Justinian II (born 669 until his death 11 December 711) was the last Byzantine Emperor to rule from the Heraclian dynasty. He reigned from 685 to 695 and again reigned from 705 to 711. Justinian II was an ambitious and passionate ruler and tried to restore the Empire to its former glories but responded poorly to opposing forces and lacked finesse like his father had, Constantine IV. Justinian II generated enormous opposition during his reign which resulted in deposition in 695 with a large uprising and he later returned to the throne in 705 with the help of a Bulgar and Slav army. The second reign Justinian II ruled upon was more despotic than the first, he was eventually overthrown in 711 and abandoned by his army who decided to turn on him and kill him after.
Justinian’s reign saw the continued slow and ongoing process of transformation of the Byzantine Empire, as the traditions inherited from the ancient Latin Roman state were gradually being eroded. This is most clearly seen in the coinage of Justinian’s reign, which saw the reintroduction of the Loros, the traditional consular costume that had not been seen on Imperial coinage for a century, while the office itself had not been celebrated for nearly half a century. This was linked to Justinian’s decision to unify the office of consul with that of emperor thus making the Emperor the head of state not only de facto but also de jure. Although the office of the consulate would continue to exist until Emperor Leo VI the Wise formally abolished it with Novel 94, it was Justinian who effectively brought the consulate as a separate political entity to an end. He was formally appointed as Consul in 686, and from that point, Justinian II adopted the title of consul for all the Julian years of his reign, consecutively numbered.
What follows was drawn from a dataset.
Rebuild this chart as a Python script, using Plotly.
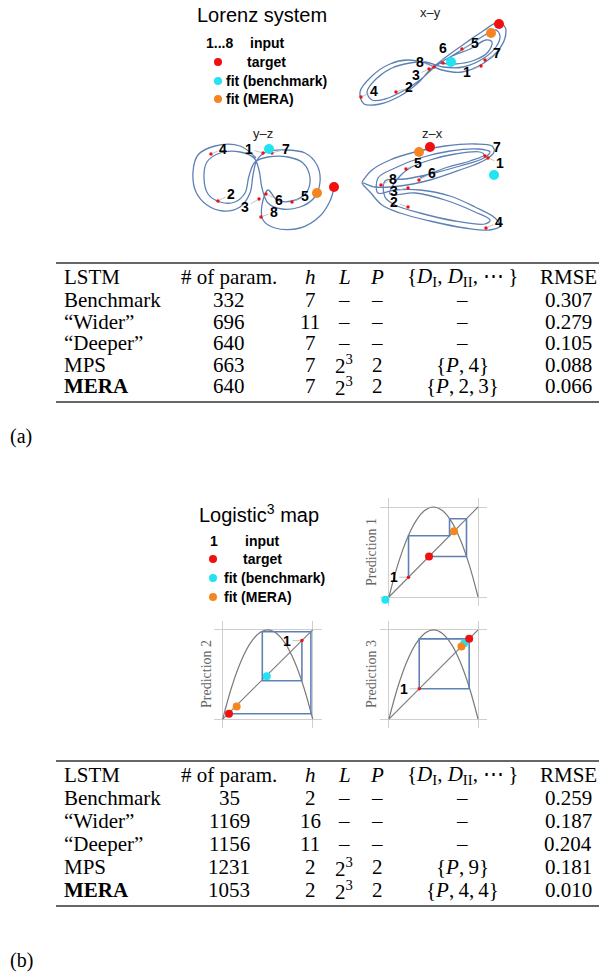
import plotly.graph_objects as go

W, H = 600, 977
SANS = "Liberation Sans"
SERIF = "Liberation Serif"
BLUE = "#5E81B5"
RED = "#f01010"
CYAN = "#22e3f2"
ORANGE = "#f5861f"

def fx(p):
    return p / W

def fy(p):
    return 1 - p / H

# ---------------- Data: Lorenz projections (local plot units) ----------------
xy_path_x = [82, 100, 117, 133, 147, 155, 155, 147, 134, 112, 92, 75, 58, 40, 22, 10, 14, 30, 50, 68, 82,
             100, 118, 135, 146, 150, 146, 134, 113, 93, 75, 60, 42, 26, 17, 22, 35, 53, 70, 86, 102,
             120, 136, 142, 138, 125, 105, 90]
xy_path_y = [42, 56, 68, 79, 87, 83, 72, 58, 47, 38, 40, 47, 50, 46, 34, 18, 6, 6, 14, 27, 42,
             53, 64, 75, 80, 74, 63, 52, 43, 43, 48, 47, 42, 31, 18, 10, 11, 19, 30, 44, 54,
             61, 70, 68, 58, 50, 46, 47]
xy_input_x = [131, 46, 79, 11, 112, 93, 135, 84]
xy_input_y = [44, 18, 41, 13, 61, 47, 50, 43]
xy_target = (149, 86)
xy_fit_bench = (101, 48)
xy_fit_mera = (141, 77)

yz_path_x = [76, 60, 35, 18, 13, 16, 27, 43, 60, 70, 73, 77, 86, 105, 125, 137, 140, 134, 120, 102, 88, 82, 79,
             74, 60, 40, 27, 24, 28, 40, 55, 65, 69, 75, 88, 108, 123, 130, 126, 112, 97, 88,
             82, 83, 95, 120, 140, 150, 154]
yz_path_y = [77, 89, 89, 80, 63, 43, 30, 24, 28, 42, 60, 75, 83, 85, 82, 70, 53, 37, 28, 26, 32, 47, 65,
             77, 83, 82, 73, 57, 41, 33, 33, 42, 59, 73, 78, 78, 72, 57, 42, 34, 35, 45,
             30, 15, 7, 7, 19, 34, 47]
yz_input_x = [83, 38, 79, 31, 112, 86, 92, 81]
yz_input_y = [82, 34, 36, 81, 33, 41, 82, 18]
yz_target = (154, 48)
yz_fit_bench = (89, 86)
yz_fit_mera = (137, 42)

zx_path_x = [12, 22, 40, 65, 95, 125, 142, 144, 135, 110, 80, 50, 25, 12,
             20, 32, 50, 80, 115, 140, 150, 145, 125, 100, 70, 45, 28,
             28, 45, 70, 100, 128, 140, 134, 110, 80, 55, 35,
             35, 45, 70, 105, 135, 140, 125, 95, 65, 40,
             50, 60, 80, 105, 130, 134, 120, 95, 70]
zx_path_y = [53, 65, 75, 83, 89, 91, 89, 83, 75, 65, 55, 49, 48, 52,
             43, 30, 22, 14, 7, 5, 9, 17, 28, 39, 45, 45, 42,
             57, 67, 77, 84, 86, 83, 77, 69, 61, 56, 54,
             38, 30, 22, 14, 11, 15, 23, 35, 42, 41,
             59, 67, 75, 81, 83, 80, 74, 67, 57]
zx_input_x = [138, 58, 58, 136, 56, 69, 135, 31]
zx_input_y = [77, 28, 47, 7, 66, 55, 79, 50]
zx_target = (80, 88)
zx_fit_bench = (144, 60)
zx_fit_mera = (69, 83)

lorenz_labels = ["1", "2", "3", "4", "5", "6", "7", "8"]

# ---------------- Data: Logistic^3 map ----------------
parab_x = [0, 0.1, 0.2, 0.3, 0.4, 0.5, 0.6, 0.7, 0.8, 0.9, 1.0]
parab_y = [0, 0.36, 0.64, 0.84, 0.96, 1.0, 0.96, 0.84, 0.64, 0.36, 0]
diag_x = [0, 1]
diag_y = [0, 1]

p1_web_x = [0.22, 0.22, 0.68, 0.68, 0.87, 0.87, 0.45]
p1_web_y = [0.22, 0.68, 0.68, 0.87, 0.87, 0.45, 0.45]
p1_input = (0.22, 0.22)
p1_target = (0.45, 0.45)
p1_fit_bench = (-0.04, -0.03)
p1_fit_mera = (0.73, 0.73)

p2_web_x = [0.88, 0.88, 0.44, 0.44, 0.98, 0.98, 0.07]
p2_web_y = [0.88, 0.43, 0.43, 0.98, 0.98, 0.06, 0.06]
p2_input = (0.88, 0.88)
p2_target = (0.07, 0.06)
p2_fit_bench = (0.49, 0.48)
p2_fit_mera = (0.155, 0.14)

p3_web_x = [0.34, 0.34, 0.9, 0.9, 0.34, 0.34, 0.9]
p3_web_y = [0.34, 0.9, 0.9, 0.34, 0.34, 0.9, 0.9]
p3_input = (0.34, 0.34)
p3_target = (0.9, 0.9)
p3_fit_bench = (0.845, 0.85)
p3_fit_mera = (0.813, 0.813)

# ---------------- Data: tables ----------------
header = ["LSTM", "# of param.", "<i>h</i>", "<i>L</i>", "<i>P</i>",
          "{<i>D</i><sub>I</sub>, <i>D</i><sub>II</sub>, \u22ef\u2009}", "RMSE"]
models = ["Benchmark", "\u201cWider\u201d", "\u201cDeeper\u201d", "MPS", "<b>MERA</b>"]
L_vals = ["\u2013", "\u2013", "\u2013", "2<sup>3</sup>", "2<sup>3</sup>"]
P_vals = ["\u2013", "\u2013", "\u2013", "2", "2"]

params_a = [332, 696, 640, 663, 640]
h_a = [7, 11, 7, 7, 7]
D_a = ["\u2013", "\u2013", "\u2013", "{<i>P</i>,\u20094}", "{<i>P</i>,\u20092,\u20093}"]
rmse_a = [0.307, 0.279, 0.105, 0.088, 0.066]

params_b = [35, 1169, 1156, 1231, 1053]
h_b = [2, 16, 11, 2, 2]
D_b = ["\u2013", "\u2013", "\u2013", "{<i>P</i>,\u20099}", "{<i>P</i>,\u20094,\u20094}"]
rmse_b = [0.259, 0.187, 0.204, 0.181, 0.010]

# ---------------- Figure ----------------
fig = go.Figure()
layout_axes = {}
annotations = []
shapes = []


def add_axes(n, x_px, y_px, xr, yr, grid=False):
    xa = dict(domain=[fx(x_px[0]), fx(x_px[1])], range=xr, anchor=f"y{n}" if n > 1 else "y",
              showticklabels=False, ticks="", zeroline=False, showline=False, fixedrange=True)
    ya = dict(domain=[fy(y_px[1]), fy(y_px[0])], range=yr, anchor=f"x{n}" if n > 1 else "x",
              showticklabels=False, ticks="", zeroline=False, showline=False, fixedrange=True)
    if grid:
        for a in (xa, ya):
            a.update(showgrid=True, tickvals=[0, 1], gridcolor="#cfcfcf", gridwidth=1)
    else:
        xa.update(visible=False)
        ya.update(visible=False)
    layout_axes["xaxis" if n == 1 else f"xaxis{n}"] = xa
    layout_axes["yaxis" if n == 1 else f"yaxis{n}"] = ya
    return ("x" if n == 1 else f"x{n}", "y" if n == 1 else f"y{n}")


def dot(ax, p, color, size):
    fig.add_trace(go.Scatter(x=[p[0]], y=[p[1]], mode="markers", xaxis=ax[0], yaxis=ax[1],
                             marker=dict(color=color, size=size, line=dict(width=0)),
                             showlegend=False, hoverinfo="skip", cliponaxis=False))


def lorenz(n, x_px, y_px, xr, yr, px_, py_, ix, iy, offsets, target, fb, fm, title, title_xy):
    ax = add_axes(n, x_px, y_px, xr, yr)
    fig.add_trace(go.Scatter(x=px_, y=py_, mode="lines", xaxis=ax[0], yaxis=ax[1],
                             line=dict(color=BLUE, width=1.3, shape="spline", smoothing=1.0),
                             showlegend=False, hoverinfo="skip", cliponaxis=False))
    fig.add_trace(go.Scatter(x=ix, y=iy, mode="markers", xaxis=ax[0], yaxis=ax[1],
                             marker=dict(color=RED, size=3.5), showlegend=False,
                             hoverinfo="skip", cliponaxis=False))
    dot(ax, fb, CYAN, 10)
    dot(ax, fm, ORANGE, 10)
    dot(ax, target, RED, 10)
    for x, y, t, (ox, oy) in zip(ix, iy, lorenz_labels, offsets):
        annotations.append(dict(x=x, y=y, xref=ax[0], yref=ax[1], text=f"<b>{t}</b>",
                                showarrow=True, arrowhead=0, arrowwidth=0.8, arrowcolor="#b5b5b5",
                                ax=ox, ay=oy, standoff=1.5,
                                font=dict(family=SANS, size=14, color="black")))
    annotations.append(dict(x=fx(title_xy[0]), y=fy(title_xy[1]), xref="paper", yref="paper",
                            text=title, showarrow=False, xanchor="center", yanchor="middle",
                            font=dict(family=SANS, size=13, color="#222")))


lorenz(1, (350, 510), (0, 110), [0, 160], [0, 110], xy_path_x, xy_path_y, xy_input_x, xy_input_y,
       [(-14, 6), (13, -5), (-13, 6), (13, -6), (13, -6), (0, -15), (12, -7), (-14, -5)],
       xy_target, xy_fit_bench, xy_fit_mera, "x\u2013y", (430, 12))
lorenz(2, (180, 360), (120, 235), [0, 180], [0, 115], yz_path_x, yz_path_y, yz_input_x, yz_input_y,
       [(-14, -4), (13, -7), (-14, 8), (12, -5), (13, -6), (13, 6), (14, -4), (13, -5)],
       yz_target, yz_fit_bench, yz_fit_mera, "y\u2013z", (263, 134))
lorenz(3, (350, 520), (120, 235), [0, 170], [0, 115], zx_path_x, zx_path_y, zx_input_x, zx_input_y,
       [(12, 5), (-14, -5), (-14, 3), (13, -6), (12, -6), (13, -7), (12, -9), (12, -6)],
       zx_target, zx_fit_bench, zx_fit_mera, "z\u2013x", (432, 134))


def logistic(n, x_px, y_px, wx, wy, inp, target, fb, fm, label, label_xy):
    ax = add_axes(n, x_px, y_px, [-0.1, 1.1], [-0.1, 1.1], grid=True)
    fig.add_trace(go.Scatter(x=parab_x, y=parab_y, mode="lines", xaxis=ax[0], yaxis=ax[1],
                             line=dict(color="#7a7a7a", width=1.2, shape="spline", smoothing=1.0),
                             showlegend=False, hoverinfo="skip"))
    fig.add_trace(go.Scatter(x=diag_x, y=diag_y, mode="lines", xaxis=ax[0], yaxis=ax[1],
                             line=dict(color="#7a7a7a", width=1.1), showlegend=False, hoverinfo="skip"))
    fig.add_trace(go.Scatter(x=wx, y=wy, mode="lines", xaxis=ax[0], yaxis=ax[1],
                             line=dict(color=BLUE, width=1.6), showlegend=False, hoverinfo="skip"))
    fig.add_trace(go.Scatter(x=[inp[0]], y=[inp[1]], mode="markers", xaxis=ax[0], yaxis=ax[1],
                             marker=dict(color=RED, size=3.5), showlegend=False, hoverinfo="skip"))
    dot(ax, fb, CYAN, 8)
    dot(ax, fm, ORANGE, 8)
    dot(ax, target, RED, 8)
    annotations.append(dict(x=inp[0], y=inp[1], xref=ax[0], yref=ax[1], text="<b>1</b>",
                            showarrow=True, arrowhead=0, arrowwidth=0.8, arrowcolor="#b5b5b5",
                            ax=-15, ay=0, standoff=1.5, font=dict(family=SANS, size=14, color="black")))
    annotations.append(dict(x=fx(label_xy[0]), y=fy(label_xy[1]), xref="paper", yref="paper",
                            text=label, textangle=-90, showarrow=False, xanchor="center",
                            yanchor="middle", font=dict(family=SERIF, size=14, color="#666")))


logistic(4, (380, 487), (498, 606), p1_web_x, p1_web_y, p1_input, p1_target, p1_fit_bench,
         p1_fit_mera, "Prediction 1", (371, 552))
logistic(5, (213.7, 321.7), (621, 728), p2_web_x, p2_web_y, p2_input, p2_target, p2_fit_bench,
         p2_fit_mera, "Prediction 2", (206, 674))
logistic(6, (380, 487), (621, 728), p3_web_x, p3_web_y, p3_input, p3_target, p3_fit_bench,
         p3_fit_mera, "Prediction 3", (371, 674))


def text(x, y, t, size, family=SANS, anchor="left", color="black"):
    annotations.append(dict(x=fx(x), y=fy(y), xref="paper", yref="paper", text=t, showarrow=False,
                            xanchor=anchor, yanchor="middle",
                            font=dict(family=family, size=size, color=color)))


def circle(cx, cy, r, color):
    shapes.append(dict(type="circle", xref="paper", yref="paper", x0=fx(cx - r), x1=fx(cx + r),
                       y0=fy(cy + r), y1=fy(cy - r), fillcolor=color, line=dict(width=0)))


# Titles and legends
text(262, 15, "Lorenz system", 20, anchor="center")
text(204, 43, "<b>1...8</b>", 14)
text(248, 43, "<b>input</b>", 14)
circle(218, 62, 4, RED)
text(245, 62, "<b>target</b>", 14)
circle(218, 81, 4, CYAN)
text(224, 81, "<b>fit (benchmark)</b>", 14)
circle(218, 99, 4, ORANGE)
text(224, 99, "<b>fit (MERA)</b>", 14)

text(259, 513, "Logistic<sup>3</sup> map", 20, anchor="center")
text(208, 541, "<b>1</b>", 14)
text(243, 541, "<b>input</b>", 14)
circle(213, 559, 4, RED)
text(241, 559, "<b>target</b>", 14)
circle(213, 578, 4, CYAN)
text(222, 578, "<b>fit (benchmark)</b>", 14)
circle(213, 597, 4, ORANGE)
text(222, 597, "<b>fit (MERA)</b>", 14)

# Tables
COLS = [62, 229, 310, 344, 377, 462, 568]
FS = 21


def table(top, header_y, rows_y, bottom, params, hs, Ds, rmses):
    for y in (top, bottom):
        shapes.append(dict(type="line", xref="paper", yref="paper", x0=fx(56), x1=fx(599),
                           y0=fy(y), y1=fy(y), line=dict(color="#333", width=1.4)))
    for i, t in enumerate(header):
        text(COLS[i], header_y, t, FS, SERIF, "left" if i == 0 else "center")
    for j, y in enumerate(rows_y):
        text(COLS[0], y, models[j], FS, SERIF, "left")
        text(COLS[1], y, str(params[j]), FS, SERIF, "center")
        text(COLS[2], y, str(hs[j]), FS, SERIF, "center")
        text(COLS[3], y, L_vals[j], FS, SERIF, "center")
        text(COLS[4], y, P_vals[j], FS, SERIF, "center")
        text(COLS[5], y, Ds[j], FS, SERIF, "center")
        text(COLS[6], y, f"{rmses[j]:.3f}", FS, SERIF, "center")


table(263, 277, [299.5, 321.5, 343, 364.5, 386], 402, params_a, h_a, D_a, rmse_a)
table(761, 775, [798, 821, 844, 867, 890], 906, params_b, h_b, D_b, rmse_b)

text(8, 436, "(a)", 20, SERIF)
text(8, 960, "(b)", 20, SERIF)

fig.update_layout(width=W, height=H, margin=dict(l=0, r=0, t=0, b=0),
                  paper_bgcolor="white", plot_bgcolor="white", showlegend=False,
                  annotations=annotations, shapes=shapes, **layout_axes)

fig.write_html("out.html", config={"displayModeBar": False},
               post_script="document.body.style.margin='0';")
Though at times undermined by his own despotic tendencies, Justinian was a talented and perceptive ruler who succeeded in improving the standing of the Byzantine Empire. A pious ruler, Justinian was the first emperor to include the image of Christ on coinage issued in his name and attempted to outlaw various pagan festivals and practices that persisted in the Empire. He may have self-consciously modelled himself on his namesake, Justinian I, as seen in his enthusiasm for large-scale construction projects and the renaming of his Khazar wife with the name of Theodora. Among the building projects he undertook was the creation of the triklinos, an extension to the imperial palace, a decorative cascade fountain located at the Augusteum, and a new Church of the Virgin at Petrion.
By his first wife Eudokia, Justinian II had at least one daughter:
- Anastasia, who was betrothed to Tervel of Bulgaria.
By his second wife, Theodora of Khazaria, Justinian II had a son:
- Tiberios, co-emperor from 706 to 711.